Right, and all that is exactly the point: all of that stuff is in wide use out there, and I suspect not just in "old" code bases. So there's still not consensus on what's safe to use and what's too risky.
And regardless, I have enough to think about when I'm building something. Remembering the rules of what language features and APIs I should and shouldn't use is added noise that I don't want. Having to make quick risk assessments about particular constructs is not something I want to be doing. I'd rather just write in a safer language, and the compiler will error out if I do something that would otherwise be too risky. And as a bonus, other people are making those risk assessments up-front for me, people in a much better position than I am to do so in the first place, people who understand the consequences and trade offs better than I do.
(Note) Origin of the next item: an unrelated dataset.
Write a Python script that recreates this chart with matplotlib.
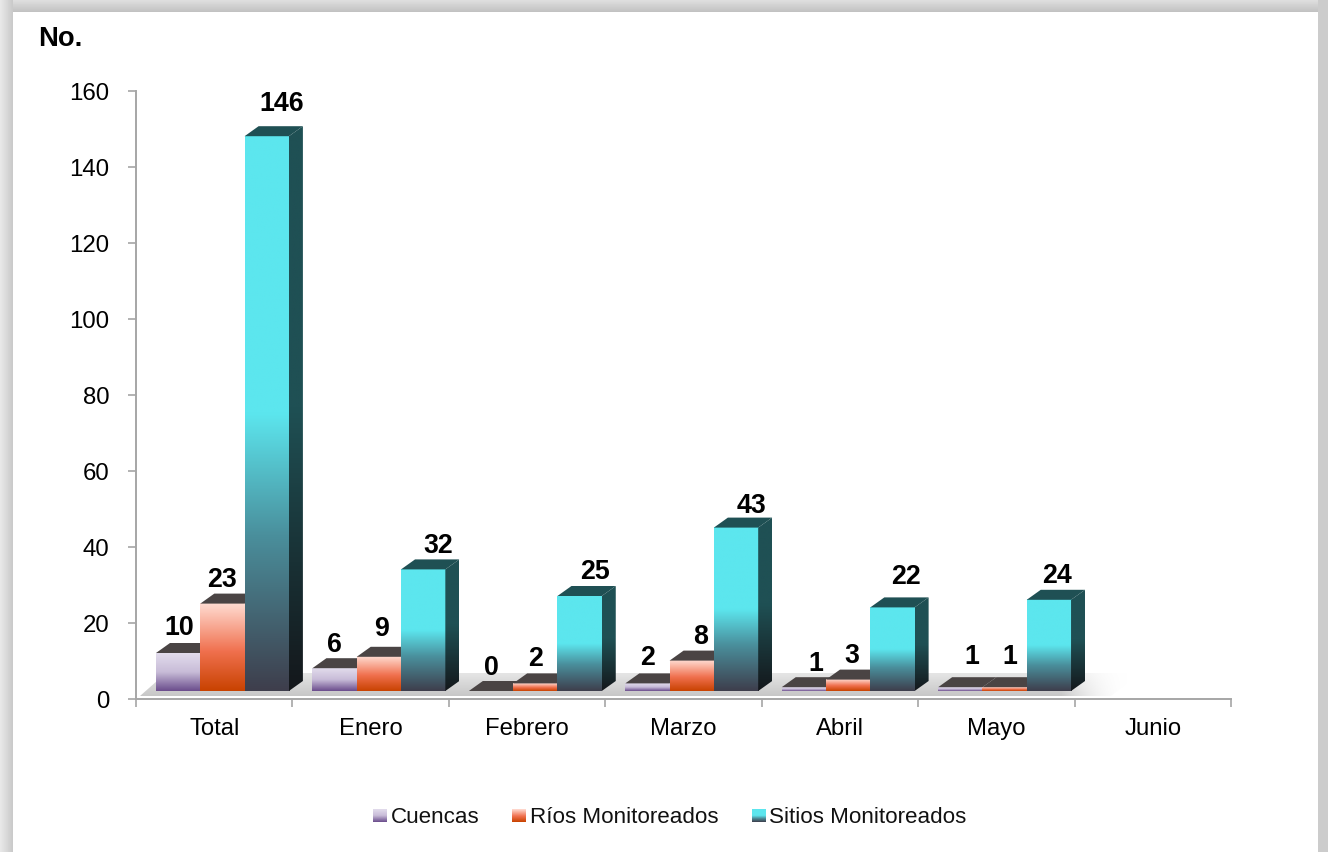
#!/usr/bin/env python
# -*- coding: utf-8 -*-
import matplotlib
matplotlib.use("Agg")
import matplotlib.pyplot as plt
import numpy as np
from matplotlib.colors import LinearSegmentedColormap
from matplotlib.patches import Polygon

W, H = 1328, 853
months = ["Total", "Enero", "Febrero", "Marzo", "Abril", "Mayo", "Junio"]
cuencas = [10, 6, 0, 2, 1, 1, None]
rios = [23, 9, 2, 8, 3, 1, None]
sitios = [146, 32, 25, 43, 22, 24, None]
series_names = ["Cuencas", "Ríos Monitoreados", "Sitios Monitoreados"]
yticks = [0, 20, 40, 60, 80, 100, 120, 140, 160]

# label nudges in pixels, the source placed these by hand
label_dx = [[1, 0, 0, 0, 12, 12, 0], [0, 3, 0, 9, 4, 5, 0], [15, 15, 15, 15, 14, 8, 0]]
label_dy = [[16, 14, 14, 16, 14, 21, 0], [15, 19, 15, 15, 15, 21, 0], [23, 14, 15, 13, 21, 15, 0]]

plt.rcParams["font.family"] = ["Liberation Sans", "DejaVu Sans"]

# colours run top of bar -> bottom of bar
cm_c = LinearSegmentedColormap.from_list("c", [(0, "#e2dcec"), (.5, "#c8bcd8"), (1, "#6a4c8c")])
cm_r = LinearSegmentedColormap.from_list("r", [(0, "#ffdcd2"), (.55, "#f0704e"), (1, "#c84200")])
cm_s = LinearSegmentedColormap.from_list("s", [(0, "#5ce6ee"), (.5, "#5ce6ee"), (.72, "#4a8f9c"), (1, "#3e3e4c")])
cm_side = LinearSegmentedColormap.from_list("sd", [(0, "#1f5054"), (.5, "#1f5054"), (1, "#14171b")])
cmaps = [cm_c, cm_r, cm_s]
tops = ["#4a4444", "#4a4444", "#1f5054"]

fig = plt.figure(figsize=(W / 100, H / 100), dpi=100, facecolor="white")

# page background: white panel, grey band left/top/right
page = np.ones((H, W))
page[:, :13] = np.linspace(.91, .79, 13)
page[:13, 13:] = np.linspace(.88, .76, 13).reshape(-1, 1)
page[:, 1318:] = .80
bg = fig.add_axes([0, 0, 1, 1], zorder=0)
bg.imshow(page, cmap="gray", vmin=0, vmax=1, aspect="auto", interpolation="nearest")
bg.axis("off")

# plot area in pixels
L, R, Y0, Y160 = 136, 1231, 700, 92
ax = fig.add_axes([L / W, 1 - Y0 / H, (R - L) / W, (Y0 - Y160) / H], zorder=1)
ax.patch.set_alpha(0)
ax.set_xlim(-.5, 6.5); ax.set_ylim(0, 160)
px = 7 / (R - L); py = 160 / (Y0 - Y160)  # data units per pixel

# 3D offsets in pixels turned into data units
lift = 8 * py
dx = 14 * px; dy = 10 * py
bw = 44.3 * px

# floor, fades out on the right
floor = Polygon([(-.5 + 4 * px, 3 * py), (-.5 + 975 * px, 3 * py),
                 (-.5 + 1005 * px, 26 * py), (-.5 + 30 * px, 26 * py)], closed=True, fc="none", ec="none")
ax.add_patch(floor)
grad = np.ones((64, 512, 4))
grad[..., :3] = np.linspace(.90, .78, 64).reshape(-1, 1, 1)
fade = np.clip((1 - np.linspace(0, 1, 512)) / .07, 0, 1) ** 2
grad[..., 3] = fade.reshape(1, -1)
im = ax.imshow(grad, extent=(-.5, -.5 + 995 * px, 3 * py, 26 * py), aspect="auto", zorder=1, interpolation="bilinear")
im.set_clip_path(floor)

for s, vals in enumerate([cuencas, rios, sitios]):
    for i, v in enumerate(vals):
        if v is None:
            continue
        x0 = i - .5 + 20 * px + s * bw
        x1 = x0 + bw
        y0 = lift; y1 = lift + v
        z = 3 + s
        # front face
        g = np.linspace(0, 1, 256).reshape(-1, 1)
        ax.imshow(g, extent=(x0, x1, y0, y1), cmap=cmaps[s], vmin=0, vmax=1, aspect="auto", zorder=z, interpolation="bilinear")
        # top face
        ax.add_patch(Polygon([(x0, y1), (x1, y1), (x1 + dx, y1 + dy), (x0 + dx, y1 + dy)], fc=tops[s], ec="none", zorder=z))
        if s == 2:
            side = Polygon([(x1, y0), (x1 + dx, y0 + dy), (x1 + dx, y1 + dy), (x1, y1)], fc="none", ec="none")
            ax.add_patch(side)
            im2 = ax.imshow(g, extent=(x1, x1 + dx, y0, y1 + dy), cmap=cm_side, vmin=0, vmax=1, aspect="auto", zorder=z, interpolation="bilinear")
            im2.set_clip_path(side)
        ax.text((x0 + x1) / 2 + label_dx[s][i] * px, y1 + dy + label_dy[s][i] * py, str(v), ha="center", va="center",
                fontsize=19.3, fontweight="bold", color="black", zorder=8)

ax.set_xlim(-.5, 6.5); ax.set_ylim(0, 160)
for sp in ["top", "right"]:
    ax.spines[sp].set_visible(False)
for sp in ["left", "bottom"]:
    ax.spines[sp].set_color("#a6a6a6"); ax.spines[sp].set_linewidth(1.4)
ax.set_yticks(yticks)
ax.tick_params(axis="y", length=5.5, width=1.2, color="#a6a6a6", labelsize=17.3, pad=13.5, direction="out")
ax.set_xticks(np.arange(-.5, 7))
ax.set_xticklabels([])
ax.tick_params(axis="x", length=5.5, width=1.2, color="#a6a6a6", direction="out")
ax.set_xticks(np.arange(7), labels=months, minor=True)
ax.tick_params(axis="x", which="minor", length=0, labelsize=17.2, pad=13.2)

fig.text(38 / W, 1 - 38.5 / H, "No.", fontsize=19.7, fontweight="bold", va="center")

# legend by hand so the swatches can carry the gradient
leg = fig.add_axes([0, 0, 1, 1], zorder=2)
leg.patch.set_alpha(0)
for name, cm, sx, tx in zip(series_names, cmaps, [373, 512, 752], [391, 530, 769]):
    g = np.linspace(0, 1, 64).reshape(-1, 1)
    leg.imshow(g, extent=(sx, sx + 14, 823, 810), cmap=cm, vmin=0, vmax=1, aspect="auto")
    leg.text(tx, 818, name, fontsize=16.1, va="center", ha="left", color="#111111")
leg.set_xlim(0, W); leg.set_ylim(H, 0); leg.axis("off")

fig.savefig("out.png", dpi=100, facecolor=fig.get_facecolor())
I really like this value proposition: "if the compiler successfully compiles the code, there will be no buffer overruns or use-after-free bugs in it" (certainly there's the possibility of compiler bugs, but that's the only vector for failures here). For C++, at best, we can only say, "if you use only a particular subset of the language and standard library that the compiler will not define or enforce for you (find a third party definition or define it yourself, and then be very very careful when coding that you adhere to it, without anyone or anything checking your work), then you probably won't have any buffer overruns or use-after-free bugs." To me, that's almost worse than useless; even if I find a C++-subset definition that I think is reasonable, I'm still not really protected, because I still have to perfectly adhere to it. And even if I do, I'm still at the mercy of that subset definition being "correct".